-------- SUPPLIED INFORMATION --------

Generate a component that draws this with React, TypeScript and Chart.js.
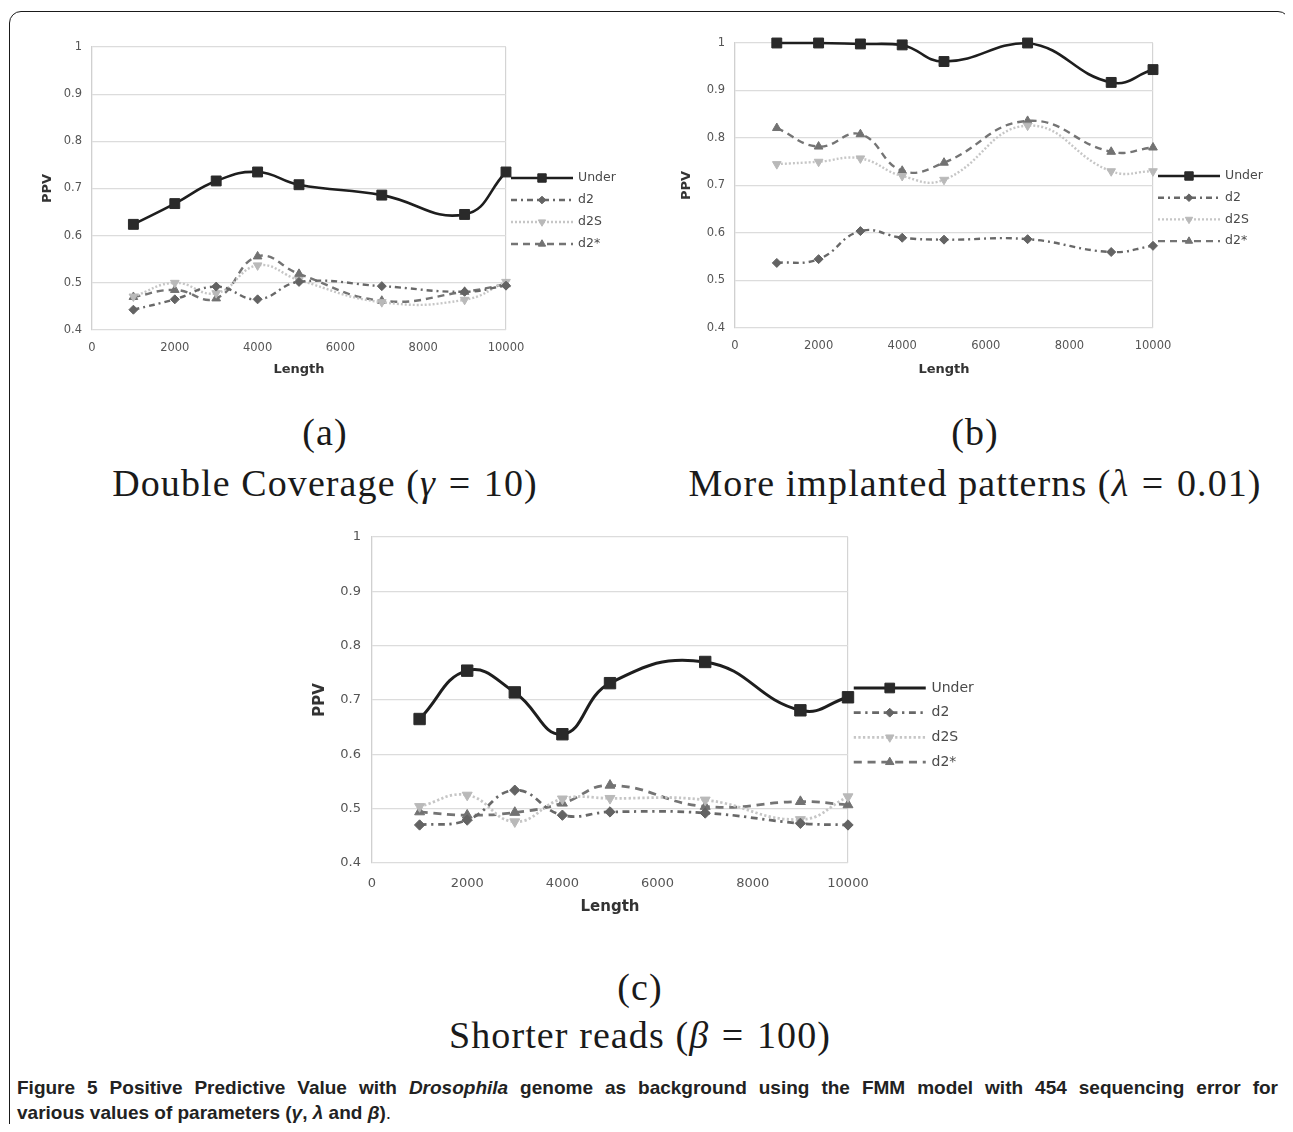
import React, { useEffect, useRef } from "react";
import { Chart, registerables } from "chart.js";
import { drawPoint } from "chart.js/helpers";

Chart.register(...registerables);

// ---------- data ----------
const lengths = [1000, 2000, 3000, 4000, 5000, 7000, 9000, 10000];
const seriesNames = ["Under", "d2", "d2S", "d2*"];
const xTickValues = [0, 2000, 4000, 6000, 8000, 10000];
const xTickLabels = ["0", "2000", "4000", "6000", "8000", "10000"];
const yTickValues = [0.4, 0.5, 0.6, 0.7, 0.8, 0.9, 1];
const yTickLabels = ["0.4", "0.5", "0.6", "0.7", "0.8", "0.9", "1"];
const xAxisTitle = "Length";
const yAxisTitle = "PPV";

// (a) Double coverage
const aUnder = [0.624, 0.668, 0.716, 0.735, 0.708, 0.686, 0.645, 0.735];
const aD2 = [0.443, 0.465, 0.492, 0.465, 0.502, 0.493, 0.481, 0.494];
const aD2S = [0.471, 0.5, 0.478, 0.537, 0.506, 0.459, 0.464, 0.502];
const aD2Star = [0.47, 0.485, 0.467, 0.556, 0.519, 0.462, 0.481, 0.497];

// (b) More implanted patterns
const bUnder = [1.0, 1.0, 0.998, 0.996, 0.961, 1.0, 0.917, 0.944];
const bD2 = [0.537, 0.545, 0.604, 0.59, 0.586, 0.587, 0.56, 0.573];
const bD2S = [0.745, 0.75, 0.757, 0.72, 0.712, 0.826, 0.73, 0.73];
const bD2Star = [0.821, 0.782, 0.808, 0.731, 0.748, 0.836, 0.771, 0.78];

// (c) Shorter reads
const cUnder = [0.665, 0.754, 0.714, 0.637, 0.731, 0.77, 0.681, 0.705];
const cD2 = [0.47, 0.479, 0.534, 0.488, 0.494, 0.492, 0.473, 0.47];
const cD2S = [0.504, 0.525, 0.476, 0.518, 0.519, 0.516, 0.48, 0.522];
const cD2Star = [0.494, 0.488, 0.493, 0.51, 0.543, 0.504, 0.513, 0.507];

// ---------- styles ----------
const seriesStyles = [
  { color: "#1e1e1e", width: 2.6, dash: [] as number[], point: "rect", radius: 7, rotation: 0, pointColor: "#2a2a2a" },
  { color: "#686868", width: 2.4, dash: [6, 4, 2, 4], point: "rectRot", radius: 4.5, rotation: 0, pointColor: "#636363" },
  { color: "#c6c6c6", width: 2.4, dash: [2, 2], point: "triangle", radius: 5, rotation: 180, pointColor: "#b9b9b9" },
  { color: "#747474", width: 2.4, dash: [7, 5], point: "triangle", radius: 5, rotation: 0, pointColor: "#727272" },
];

const FONT = "'DejaVu Sans', 'Liberation Sans', sans-serif";

const sideLegendPlugin = {
  id: "sideLegend",
  afterDraw(chart: any, _args: any, opts: any) {
    const { ctx, chartArea } = chart;
    const x0 = chartArea.right + opts.gap;
    chart.data.datasets.forEach((ds: any, i: number) => {
      const y = opts.top + i * opts.spacing;
      ctx.save();
      ctx.strokeStyle = ds.borderColor;
      ctx.lineWidth = ds.borderWidth;
      ctx.setLineDash(ds.borderDash || []);
      ctx.beginPath();
      ctx.moveTo(x0, y);
      ctx.lineTo(x0 + opts.lineLen, y);
      ctx.stroke();
      ctx.setLineDash([]);
      ctx.fillStyle = ds.pointBackgroundColor;
      ctx.strokeStyle = ds.pointBorderColor;
      ctx.lineWidth = 1;
      drawPoint(
        ctx,
        { pointStyle: ds.pointStyle, rotation: ds.pointRotation, radius: ds.pointRadius * 0.85, borderWidth: 1 } as any,
        x0 + opts.lineLen / 2,
        y
      );
      ctx.fillStyle = opts.color;
      ctx.font = `${opts.fontSize}px ${FONT}`;
      ctx.textBaseline = "middle";
      ctx.textAlign = "left";
      ctx.fillText(ds.label, x0 + opts.lineLen + opts.textGap, y);
      ctx.restore();
    });
  },
};

type Layout = {
  left: number; top: number; w: number; h: number;
  yAxisWidth: number; padTop: number; padRight: number; xAxisHeight: number;
  ppvPad: number; lengthPad: number; tickFont: number; titleFont: number;
  xTickPad: number; yTickPad: number;
  legendTop: number; legendSpacing: number; legendLine: number; legendFont: number;
  scale: number;
};

function PPVChart({ values, layout }: { values: number[][]; layout: Layout }) {
  const ref = useRef<HTMLCanvasElement>(null);
  useEffect(() => {
    const s = layout.scale;
    const chart = new Chart(ref.current as HTMLCanvasElement, {
      type: "line",
      data: {
        datasets: values.map((vals, i) => {
          const st = seriesStyles[i];
          return {
            label: seriesNames[i],
            data: lengths.map((x, j) => ({ x, y: vals[j] })),
            borderColor: st.color,
            borderWidth: st.width * s,
            borderDash: st.dash.map((d) => d * s),
            pointStyle: st.point,
            pointRadius: st.radius * s,
            pointRotation: st.rotation,
            pointBackgroundColor: st.pointColor,
            pointBorderColor: st.pointColor,
            pointBorderWidth: 1,
            tension: 0.45,
            fill: false,
            clip: 12,
          } as any;
        }),
      },
      options: {
        animation: false,
        responsive: false,
        maintainAspectRatio: false,
        devicePixelRatio: 1,
        layout: { padding: { top: layout.padTop, right: layout.padRight, left: 0, bottom: 0 } },
        plugins: {
          legend: { display: false },
          tooltip: { enabled: false },
          sideLegend: {
            top: layout.legendTop,
            spacing: layout.legendSpacing,
            gap: 5 * s,
            lineLen: layout.legendLine,
            textGap: 5 * s,
            fontSize: layout.legendFont,
            color: "#4a4a4a",
          },
        } as any,
        scales: {
          x: {
            type: "linear",
            min: 0,
            max: 10000,
            afterFit: (sc: any) => { sc.height = layout.xAxisHeight; },
            afterBuildTicks: (sc: any) => { sc.ticks = xTickValues.map((v) => ({ value: v })); },
            ticks: {
              callback: (_v: any, i: number) => xTickLabels[i],
              font: { family: FONT, size: layout.tickFont },
              color: "#555",
              padding: layout.xTickPad,
              maxRotation: 0,
              autoSkip: false,
            },
            grid: {
              drawTicks: false,
              color: (c: any) =>
                c.tick && (c.tick.value === 0 || c.tick.value === 10000) ? "#d4d4d4" : "rgba(0,0,0,0)",
              lineWidth: 1.2,
            },
            border: { display: false },
            title: {
              display: true,
              text: xAxisTitle,
              font: { family: FONT, size: layout.titleFont, weight: "bold" },
              color: "#333",
              padding: { top: 0, bottom: layout.lengthPad },
            },
          },
          y: {
            type: "linear",
            min: 0.4,
            max: 1,
            afterFit: (sc: any) => { sc.width = layout.yAxisWidth; },
            afterBuildTicks: (sc: any) => { sc.ticks = yTickValues.map((v) => ({ value: v })); },
            ticks: {
              callback: (_v: any, i: number) => yTickLabels[i],
              font: { family: FONT, size: layout.tickFont },
              color: "#555",
              padding: layout.yTickPad,
            },
            grid: { drawTicks: false, color: "#dcdcdc", lineWidth: 1.2 },
            border: { display: true, color: "#d0d0d0", width: 1.2 },
            title: {
              display: true,
              text: yAxisTitle,
              font: { family: FONT, size: layout.titleFont, weight: "bold" },
              color: "#333",
              padding: { top: layout.ppvPad, bottom: 0 },
            },
          },
        },
      } as any,
      plugins: [sideLegendPlugin as any],
    });
    return () => chart.destroy();
  }, []);
  return (
    <canvas
      ref={ref}
      width={layout.w}
      height={layout.h}
      style={{ position: "absolute", left: layout.left, top: layout.top, width: layout.w, height: layout.h }}
    />
  );
}

const layoutA: Layout = {
  left: 32, top: 22, w: 600, h: 370,
  yAxisWidth: 52, padTop: 17, padRight: 134, xAxisHeight: 70,
  ppvPad: 0, lengthPad: 23, tickFont: 11.5, titleFont: 13,
  xTickPad: 11, yTickPad: 10,
  legendTop: 148, legendSpacing: 22, legendLine: 62, legendFont: 12.5, scale: 1,
};
const layoutB: Layout = {
  left: 667, top: 18, w: 600, h: 372,
  yAxisWidth: 60, padTop: 17, padRight: 122, xAxisHeight: 70,
  ppvPad: 4, lengthPad: 21, tickFont: 11.5, titleFont: 13,
  xTickPad: 11, yTickPad: 10,
  legendTop: 150, legendSpacing: 21.7, legendLine: 62, legendFont: 12.5, scale: 1,
};
const layoutC: Layout = {
  left: 292, top: 510, w: 700, h: 410,
  yAxisWidth: 72, padTop: 19, padRight: 152, xAxisHeight: 65,
  ppvPad: 11, lengthPad: 12, tickFont: 13, titleFont: 15,
  xTickPad: 13, yTickPad: 11,
  legendTop: 170, legendSpacing: 24.7, legendLine: 72, legendFont: 14, scale: 1.15,
};

const serif = "'Liberation Serif', 'DejaVu Serif', serif";

function SubTitle({ cx, y1, y2, label, children }: { cx: number; y1: number; y2: number; label: string; children: React.ReactNode }) {
  const fs = 38;
  const base: React.CSSProperties = {
    position: "absolute", left: cx - 350, width: 700, height: 44, lineHeight: "44px",
    textAlign: "center", fontFamily: serif, fontSize: fs, color: "#1a1a1a", whiteSpace: "nowrap",
    letterSpacing: "1.1px",
  };
  return (
    <>
      <div style={{ ...base, top: y1 - 22 }}>{label}</div>
      <div style={{ ...base, top: y2 - 22 }}>{children}</div>
    </>
  );
}

const Eq = () => <span style={{ margin: "0 2px" }}>=</span>;

export default function App() {
  const capFont = "'Liberation Sans', 'DejaVu Sans', sans-serif";
  return (
    <div style={{ position: "relative", width: 1277, height: 1116, overflow: "hidden", background: "#fff" }}>
      <div style={{ position: "absolute", left: 1, top: 3, width: 1281, height: 1200, boxSizing: "border-box", border: "1.5px solid #1a1a1a", borderRadius: 12 }} />
      <PPVChart values={[aUnder, aD2, aD2S, aD2Star]} layout={layoutA} />
      <PPVChart values={[bUnder, bD2, bD2S, bD2Star]} layout={layoutB} />
      <PPVChart values={[cUnder, cD2, cD2S, cD2Star]} layout={layoutC} />
      <SubTitle cx={317} y1={424} y2={475} label="(a)">
        Double Coverage (<i>γ</i> <Eq /> 10)
      </SubTitle>
      <SubTitle cx={967} y1={424} y2={475} label="(b)">
        More implanted patterns (<i>λ</i> <Eq /> 0.01)
      </SubTitle>
      <SubTitle cx={632} y1={979} y2={1027} label="(c)">
        Shorter reads (<i>β</i> <Eq /> 100)
      </SubTitle>
      <div style={{ position: "absolute", left: 9, top: 1067, width: 1261, height: 25, lineHeight: "25px", fontFamily: capFont, fontSize: 19, fontWeight: 700, color: "#222", textAlign: "justify", textAlignLast: "justify", whiteSpace: "nowrap" } as any}>
        Figure 5 Positive Predictive Value with <i>Drosophila</i> genome as background using the FMM model with 454 sequencing error for
      </div>
      <div style={{ position: "absolute", left: 9, top: 1092, height: 25, lineHeight: "25px", fontFamily: capFont, fontSize: 19, fontWeight: 700, color: "#222", whiteSpace: "nowrap" }}>
        various values of parameters (<i>γ</i>, <i>λ</i> and <i>β</i>)<span style={{ fontWeight: 400 }}>.</span>
      </div>
    </div>
  );
}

--------

▸ WHAT YOU WILL DO
Restate the data word for word from its first line through the line with "Chart.register(...registerables);", leaving out any picture along the way.

▸ SOLVED PROBLEM
Generate a component that draws this with React, TypeScript and Chart.js.
import React, { useEffect, useRef } from "react";
import { Chart, registerables } from "chart.js";
import { drawPoint } from "chart.js/helpers";

Chart.register(...registerables);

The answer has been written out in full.